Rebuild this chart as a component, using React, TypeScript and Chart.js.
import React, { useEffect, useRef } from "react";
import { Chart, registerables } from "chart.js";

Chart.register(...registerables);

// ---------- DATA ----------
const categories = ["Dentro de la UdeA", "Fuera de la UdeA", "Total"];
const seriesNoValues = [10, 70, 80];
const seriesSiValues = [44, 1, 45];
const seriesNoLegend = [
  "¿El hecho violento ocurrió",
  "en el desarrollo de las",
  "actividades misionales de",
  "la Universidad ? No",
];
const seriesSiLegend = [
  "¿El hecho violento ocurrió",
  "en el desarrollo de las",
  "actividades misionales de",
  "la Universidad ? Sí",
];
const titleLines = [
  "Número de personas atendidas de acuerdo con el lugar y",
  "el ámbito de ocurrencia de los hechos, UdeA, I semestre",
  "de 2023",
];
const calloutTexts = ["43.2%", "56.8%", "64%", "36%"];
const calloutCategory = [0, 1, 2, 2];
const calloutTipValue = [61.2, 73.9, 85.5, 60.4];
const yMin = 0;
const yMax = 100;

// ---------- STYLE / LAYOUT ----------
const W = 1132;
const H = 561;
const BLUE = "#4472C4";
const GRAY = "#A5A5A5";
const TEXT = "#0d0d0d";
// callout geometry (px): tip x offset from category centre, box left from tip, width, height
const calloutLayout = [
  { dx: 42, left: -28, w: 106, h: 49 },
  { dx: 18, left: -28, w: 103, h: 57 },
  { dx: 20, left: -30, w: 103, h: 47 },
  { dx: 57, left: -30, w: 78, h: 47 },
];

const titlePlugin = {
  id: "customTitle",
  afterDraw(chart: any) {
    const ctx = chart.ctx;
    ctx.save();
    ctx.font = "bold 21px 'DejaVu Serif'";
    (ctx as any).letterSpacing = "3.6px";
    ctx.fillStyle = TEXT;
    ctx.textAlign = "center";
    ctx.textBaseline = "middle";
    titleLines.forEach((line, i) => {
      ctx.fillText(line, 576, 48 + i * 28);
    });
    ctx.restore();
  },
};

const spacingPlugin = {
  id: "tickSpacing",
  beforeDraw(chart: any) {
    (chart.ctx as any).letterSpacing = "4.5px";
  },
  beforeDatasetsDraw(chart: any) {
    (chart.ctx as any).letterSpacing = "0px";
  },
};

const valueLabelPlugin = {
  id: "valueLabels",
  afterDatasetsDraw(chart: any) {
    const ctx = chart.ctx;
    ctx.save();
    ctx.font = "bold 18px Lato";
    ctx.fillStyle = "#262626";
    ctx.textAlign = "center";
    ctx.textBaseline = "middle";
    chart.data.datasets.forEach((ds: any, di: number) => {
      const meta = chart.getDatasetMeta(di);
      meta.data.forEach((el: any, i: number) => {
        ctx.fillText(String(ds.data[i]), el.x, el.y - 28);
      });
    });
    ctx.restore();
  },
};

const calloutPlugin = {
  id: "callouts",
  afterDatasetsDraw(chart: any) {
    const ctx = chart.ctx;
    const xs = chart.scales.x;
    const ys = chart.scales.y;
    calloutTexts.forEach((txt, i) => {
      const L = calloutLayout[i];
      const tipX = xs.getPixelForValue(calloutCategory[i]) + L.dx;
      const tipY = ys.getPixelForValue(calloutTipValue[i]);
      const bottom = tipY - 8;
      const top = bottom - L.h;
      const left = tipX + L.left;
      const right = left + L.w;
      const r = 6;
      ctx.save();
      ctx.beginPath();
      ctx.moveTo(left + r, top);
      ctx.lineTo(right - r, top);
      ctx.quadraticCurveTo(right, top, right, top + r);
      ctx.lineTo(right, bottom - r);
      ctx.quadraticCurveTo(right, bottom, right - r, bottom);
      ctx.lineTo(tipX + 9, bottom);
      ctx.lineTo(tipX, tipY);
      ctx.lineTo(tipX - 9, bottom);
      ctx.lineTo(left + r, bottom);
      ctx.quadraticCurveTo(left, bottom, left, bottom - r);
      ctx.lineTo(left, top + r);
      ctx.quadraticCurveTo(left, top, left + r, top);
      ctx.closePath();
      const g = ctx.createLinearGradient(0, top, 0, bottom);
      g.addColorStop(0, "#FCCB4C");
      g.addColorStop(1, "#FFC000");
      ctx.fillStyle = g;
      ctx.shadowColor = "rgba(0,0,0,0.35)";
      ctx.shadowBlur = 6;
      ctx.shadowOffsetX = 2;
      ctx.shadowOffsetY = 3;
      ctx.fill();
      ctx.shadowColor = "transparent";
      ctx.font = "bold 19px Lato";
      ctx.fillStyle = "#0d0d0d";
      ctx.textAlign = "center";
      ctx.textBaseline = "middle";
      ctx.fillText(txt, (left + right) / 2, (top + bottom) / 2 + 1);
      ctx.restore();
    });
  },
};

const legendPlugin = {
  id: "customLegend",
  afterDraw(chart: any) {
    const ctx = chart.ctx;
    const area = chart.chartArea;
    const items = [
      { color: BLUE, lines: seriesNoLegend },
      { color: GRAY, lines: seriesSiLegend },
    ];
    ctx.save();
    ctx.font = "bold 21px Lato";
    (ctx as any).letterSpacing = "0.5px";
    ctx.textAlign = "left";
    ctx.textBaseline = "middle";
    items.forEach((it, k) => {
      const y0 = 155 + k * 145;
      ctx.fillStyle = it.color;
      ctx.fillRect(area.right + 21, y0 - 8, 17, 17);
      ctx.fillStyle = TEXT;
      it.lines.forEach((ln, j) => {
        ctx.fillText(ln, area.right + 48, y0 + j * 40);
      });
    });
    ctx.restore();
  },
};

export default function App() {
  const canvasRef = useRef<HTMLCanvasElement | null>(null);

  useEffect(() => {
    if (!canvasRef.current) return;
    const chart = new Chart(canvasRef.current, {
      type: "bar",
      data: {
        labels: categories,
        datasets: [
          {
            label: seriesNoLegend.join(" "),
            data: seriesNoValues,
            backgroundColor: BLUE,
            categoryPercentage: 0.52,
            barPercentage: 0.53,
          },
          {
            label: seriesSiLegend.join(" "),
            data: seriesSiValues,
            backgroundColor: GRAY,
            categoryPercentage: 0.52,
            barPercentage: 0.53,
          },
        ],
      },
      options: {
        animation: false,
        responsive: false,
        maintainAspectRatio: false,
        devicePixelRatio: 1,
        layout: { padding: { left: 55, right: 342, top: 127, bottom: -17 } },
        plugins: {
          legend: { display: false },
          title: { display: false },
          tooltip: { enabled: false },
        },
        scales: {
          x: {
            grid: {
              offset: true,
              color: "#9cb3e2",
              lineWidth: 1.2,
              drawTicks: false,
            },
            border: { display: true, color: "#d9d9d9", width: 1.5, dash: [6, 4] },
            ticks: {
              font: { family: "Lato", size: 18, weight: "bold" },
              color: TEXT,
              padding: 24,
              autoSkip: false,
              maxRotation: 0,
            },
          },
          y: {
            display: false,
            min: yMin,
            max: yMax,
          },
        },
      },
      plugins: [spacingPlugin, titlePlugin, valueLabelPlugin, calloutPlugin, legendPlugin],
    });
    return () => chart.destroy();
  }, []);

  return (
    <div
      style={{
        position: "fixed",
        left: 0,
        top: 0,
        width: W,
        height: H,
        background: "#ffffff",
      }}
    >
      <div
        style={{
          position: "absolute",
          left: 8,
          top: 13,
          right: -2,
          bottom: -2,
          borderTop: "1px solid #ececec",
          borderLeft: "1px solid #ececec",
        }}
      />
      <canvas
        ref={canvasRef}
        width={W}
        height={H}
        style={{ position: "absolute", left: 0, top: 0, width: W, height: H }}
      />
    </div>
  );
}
- - - - -
• [PROMPT] Return the opening line of the data and every line after it through the line containing "Chart.register(...registerables);", please, exactly as written and with nothing added.

• [ANSWER IN FULL]
Rebuild this chart as a component, using React, TypeScript and Chart.js.
import React, { useEffect, useRef } from "react";
import { Chart, registerables } from "chart.js";

Chart.register(...registerables);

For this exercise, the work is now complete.